Thursday, June 02, 2011

Last minute reprieve for Reviews in History

By me, for me, that is--Reviews in History still quite popular in general and there are no plans to discontinue it that I know of.  But I was starting to despair of finding reviews of books I was interested in enough to read, let alone blog about. There never seem to be any reviews of works of Canadian history, and rarely any legal history. I was about to cancel my email alert when I saw this one, a review by James Jaffe of Christopher Frank's Master and Servant Law: Chartists, Trade Unions, Radical Lawyers and the Magistracy in England, 1840-1865, published in 2010 by Farnham Ashgate.

Not Canadian, but concerned with 'low law' themes and institutions relevant to my work and that of many of the Canadian legal historians I admire (too many to list here, but each member of my supervisory committee--Eric Tucker, Paul Craven and Doug Hay--falls into this Venn intersection.)
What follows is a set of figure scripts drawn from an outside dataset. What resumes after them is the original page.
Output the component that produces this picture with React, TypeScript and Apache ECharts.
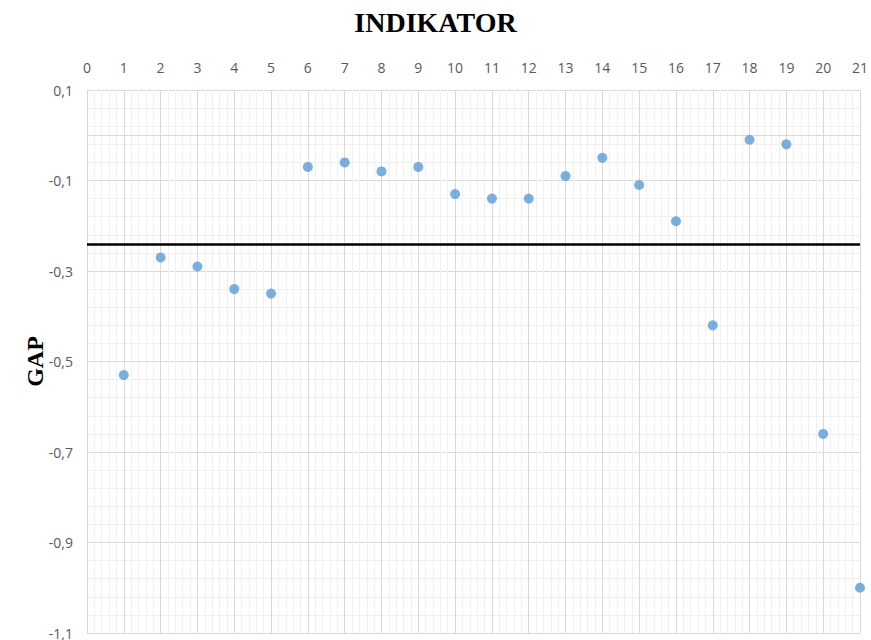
import React, { useEffect, useRef } from "react";
import * as echarts from "echarts";

const indicators = [1, 2, 3, 4, 5, 6, 7, 8, 9, 10, 11, 12, 13, 14, 15, 16, 17, 18, 19, 20, 21];
const gapValues = [
  -0.53, -0.27, -0.29, -0.34, -0.35, -0.07, -0.06, -0.08, -0.07, -0.13, -0.14,
  -0.14, -0.09, -0.05, -0.11, -0.19, -0.42, -0.01, -0.02, -0.66, -1.0,
];
const referenceLine = -0.237;
const yMin = -1.1;
const yMax = 0.1;
const yStep = 0.2;
const xMin = 0;
const xMax = 21;

const fmt = (v: number) => v.toFixed(1).replace(".", ",");

export default function App() {
  const ref = useRef<HTMLDivElement>(null);
  useEffect(() => {
    if (!ref.current) return;
    const chart = echarts.init(ref.current, undefined, { renderer: "svg" });
    const labelFont = "'Open Sans', 'Noto Sans', sans-serif";
    chart.setOption({
      animation: false,
      backgroundColor: "#ffffff",
      title: {
        text: "INDIKATOR",
        left: "center",
        top: 3,
        textStyle: {
          fontFamily: "'Liberation Serif', 'DejaVu Serif', serif",
          fontWeight: "bold",
          fontSize: 28,
          color: "#000000",
        },
      },
      grid: { left: 87, right: 10, top: 90, bottom: 7, containLabel: false },
      xAxis: {
        type: "value",
        position: "top",
        min: xMin,
        max: xMax,
        interval: 1,
        axisLine: { show: true, lineStyle: { color: "#d9d9d9" } },
        axisTick: { show: false },
        axisLabel: {
          color: "#595959",
          fontSize: 14,
          fontFamily: labelFont,
          margin: 16,
        },
        splitLine: { show: true, lineStyle: { color: "#d9d9d9", width: 1 } },
        minorTick: { show: false, splitNumber: 5 },
        minorSplitLine: { show: true, lineStyle: { color: "#f0f0f0", width: 1 } },
      },
      yAxis: {
        type: "value",
        min: yMin,
        max: yMax,
        interval: yStep,
        name: "GAP",
        nameLocation: "middle",
        nameRotate: 90,
        nameGap: 40,
        nameMoveOverlap: false,
        nameTextStyle: {
          fontFamily: "'Liberation Serif', 'DejaVu Serif', serif",
          fontWeight: "bold",
          fontSize: 24,
          color: "#000000",
        },
        axisLine: { show: true, lineStyle: { color: "#d9d9d9" } },
        axisTick: { show: false },
        axisLabel: {
          color: "#595959",
          fontSize: 14,
          fontFamily: labelFont,
          margin: 14,
          formatter: (v: number) => fmt(v),
        },
        splitLine: { show: true, lineStyle: { color: "#d9d9d9", width: 1 } },
        minorTick: { show: false, splitNumber: 5 },
        minorSplitLine: { show: true, lineStyle: { color: "#f0f0f0", width: 1 } },
      },
      series: [
        {
          type: "scatter",
          data: indicators.map((x, i) => [x, gapValues[i]]),
          symbol: "circle",
          symbolSize: 10,
          itemStyle: { color: "#5b9bd5" },
          markLine: {
            silent: true,
            symbol: "none",
            label: { show: false },
            lineStyle: { color: "#000000", width: 2.5, type: "solid" },
            data: [{ yAxis: referenceLine }],
          },
        },
      ],
    });
    return () => chart.dispose();
  }, []);
  return (
    <div
      ref={ref}
      style={{ position: "absolute", left: 0, top: 0, width: 871, height: 640 }}
    />
  );
}
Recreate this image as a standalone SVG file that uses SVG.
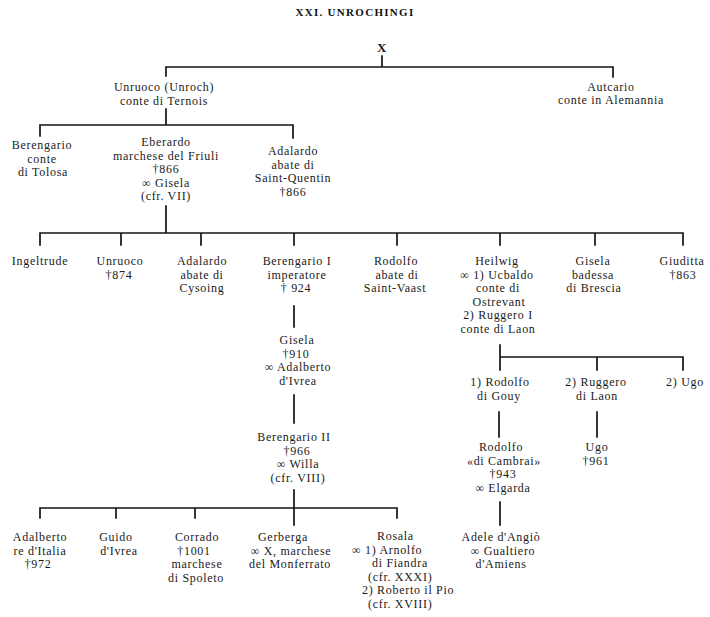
<svg xmlns="http://www.w3.org/2000/svg" width="710" height="617" viewBox="0 0 710 617">
<style>
.t{font-family:"Liberation Serif","Times New Roman",serif;font-size:12px;letter-spacing:0.7px;fill:#1a1a1a;text-anchor:middle}
.s{text-anchor:start}
.title{font-family:"Liberation Serif","Times New Roman",serif;font-size:11px;font-weight:bold;fill:#111;text-anchor:middle;letter-spacing:1.3px}
.b{font-weight:bold;font-size:13px}
.c{fill:none;stroke:#151515;stroke-width:1.7;stroke-linecap:square}
</style>
<rect width="710" height="617" fill="#fff"/>
<text class="title" x="355" y="16">XXI. UNROCHINGI</text>

<g id="connectors" class="c">
<path d="M382 56V67M166 67H613M166 67V76M613 67V77"/>
<path d="M166 109V125M40 125H293M40 125V136M293 125V138"/>
<path d="M166 206V233M40 233H683M40 233V245M121 233V245M201 233V245M294 233V245M397 233V245M500 233V245M595 233V245M683 233V245"/>
<path d="M294 306V327M294 395V423M294 490V525M40 508H397M40 508V518M116 508V518M195 508V518M397 508V518"/>
<path d="M500 345V370M500 357H683M597 357V370M683 357V370"/>
<path d="M499 412V437M597 412V437M500 502V525"/>
</g>

<g id="n-x"><text class="t b" x="382" y="52">X</text></g>
<g id="n-unruoco"><text class="t"><tspan x="164" y="91">Unruoco (Unroch)</tspan><tspan x="164" y="104.5">conte di Ternois</tspan></text></g>
<g id="n-autcario"><text class="t"><tspan x="611" y="90.5">Autcario</tspan><tspan x="611" y="104">conte in Alemannia</tspan></text></g>

<g id="n-berengario"><text class="t"><tspan x="42" y="149">Berengario</tspan><tspan x="42" y="162.5">conte</tspan><tspan x="43" y="176">di Tolosa</tspan></text></g>
<g id="n-eberardo"><text class="t"><tspan x="166" y="146">Eberardo</tspan><tspan x="166" y="159.5">marchese del Friuli</tspan><tspan x="166" y="173">†866</tspan><tspan x="166" y="186.5">∞ Gisela</tspan><tspan x="166" y="200">(cfr. VII)</tspan></text></g>
<g id="n-adalardo1"><text class="t"><tspan x="293" y="155">Adalardo</tspan><tspan x="293" y="168.5">abate di</tspan><tspan x="293" y="182">Saint-Quentin</tspan><tspan x="293" y="195.5">†866</tspan></text></g>

<g id="n-ingeltrude"><text class="t" x="40" y="265">Ingeltrude</text></g>
<g id="n-unruoco2"><text class="t"><tspan x="120" y="265">Unruoco</tspan><tspan x="119" y="278.5">†874</tspan></text></g>
<g id="n-adalardo2"><text class="t"><tspan x="202" y="265">Adalardo</tspan><tspan x="202" y="278.5">abate di</tspan><tspan x="202" y="292">Cysoing</tspan></text></g>
<g id="n-berengario1"><text class="t"><tspan x="297" y="265">Berengario I</tspan><tspan x="297" y="278.5">imperatore</tspan><tspan x="296" y="292">† 924</tspan></text></g>
<g id="n-rodolfo1"><text class="t"><tspan x="396" y="265">Rodolfo</tspan><tspan x="397" y="278.5">abate di</tspan><tspan x="395" y="292">Saint-Vaast</tspan></text></g>
<g id="n-heilwig"><text class="t"><tspan x="497" y="265">Heilwig</tspan><tspan x="497" y="278.5">∞ 1) Ucbaldo</tspan><tspan x="498" y="292">conte di</tspan><tspan x="499" y="305.5">Ostrevant</tspan><tspan x="498" y="319">2) Ruggero I</tspan><tspan x="498" y="332.5">conte di Laon</tspan></text></g>
<g id="n-gisela1"><text class="t"><tspan x="593" y="265">Gisela</tspan><tspan x="593" y="278.5">badessa</tspan><tspan x="594" y="292">di Brescia</tspan></text></g>
<g id="n-giuditta"><text class="t"><tspan x="682" y="265">Giuditta</tspan><tspan x="683" y="278.5">†863</tspan></text></g>

<g id="n-gisela2"><text class="t"><tspan x="297" y="344">Gisela</tspan><tspan x="296" y="357.5">†910</tspan><tspan x="298" y="371">∞ Adalberto</tspan><tspan x="298" y="384.5">d'Ivrea</tspan></text></g>
<g id="n-berengario2"><text class="t"><tspan x="294" y="441">Berengario II</tspan><tspan x="297" y="454.5">†966</tspan><tspan x="298" y="468">∞ Willa</tspan><tspan x="298" y="481.5">(cfr. VIII)</tspan></text></g>

<g id="n-rodolfo-gouy"><text class="t"><tspan x="500" y="386">1) Rodolfo</tspan><tspan x="499" y="400">di Gouy</tspan></text></g>
<g id="n-ruggero2"><text class="t"><tspan x="596" y="386">2) Ruggero</tspan><tspan x="597" y="400">di Laon</tspan></text></g>
<g id="n-ugo2"><text class="t" x="685" y="386">2) Ugo</text></g>
<g id="n-rodolfo-cambrai"><text class="t"><tspan x="501" y="451">Rodolfo</tspan><tspan x="504" y="464.5">«di Cambrai»</tspan><tspan x="503" y="478">†943</tspan><tspan x="503" y="491.5">∞ Elgarda</tspan></text></g>
<g id="n-ugo961"><text class="t"><tspan x="597" y="451">Ugo</tspan><tspan x="596" y="464.5">†961</tspan></text></g>
<g id="n-adele"><text class="t"><tspan x="501" y="541">Adele d'Angiò</tspan><tspan x="503" y="554.5">∞ Gualtiero</tspan><tspan x="501" y="568">d'Amiens</tspan></text></g>

<g id="n-adalberto"><text class="t"><tspan x="40" y="541">Adalberto</tspan><tspan x="40" y="554.5">re d'Italia</tspan><tspan x="38" y="568">†972</tspan></text></g>
<g id="n-guido"><text class="t"><tspan x="116" y="541">Guido</tspan><tspan x="119" y="554.5">d'Ivrea</tspan></text></g>
<g id="n-corrado"><text class="t"><tspan x="197" y="541">Corrado</tspan><tspan x="194" y="554.5">†1001</tspan><tspan x="197" y="568">marchese</tspan><tspan x="196" y="581.5">di Spoleto</tspan></text></g>
<g id="n-gerberga"><text class="t"><tspan x="283" y="541">Gerberga</tspan><tspan x="291" y="554.5">∞ X, marchese</tspan><tspan x="290" y="568">del Monferrato</tspan></text></g>
<g id="n-rosala"><text class="t s"><tspan x="377" y="540">Rosala</tspan><tspan x="352" y="553.5">∞ 1) Arnolfo</tspan><tspan x="372" y="567">di Fiandra</tspan><tspan x="368" y="580.5">(cfr. XXXI)</tspan><tspan x="362" y="594">2) Roberto il Pio</tspan><tspan x="368" y="607.5">(cfr. XVIII)</tspan></text></g>
</svg>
The review is too long to reproduce here, but Jaffe's conclusion is of the one thumb up variety:

In conclusion, Frank offers an often useful and sometimes very valuable discussion of Roberts, his trade union litigation, and the summary jurisdiction of magistrates in master and servant case in several northern counties during the 1840s. The detailed recovery of these master and servant cases in the local press is to be much commended. However, broader questions concerning the impact of the law upon industrial relations more generally, the role of ideology, and the manifold differences in the regional and local application of the law still remain for others to answer.
When you are thinking of reading a book, that's what you need to know, I think. What isn't there is as important as what is.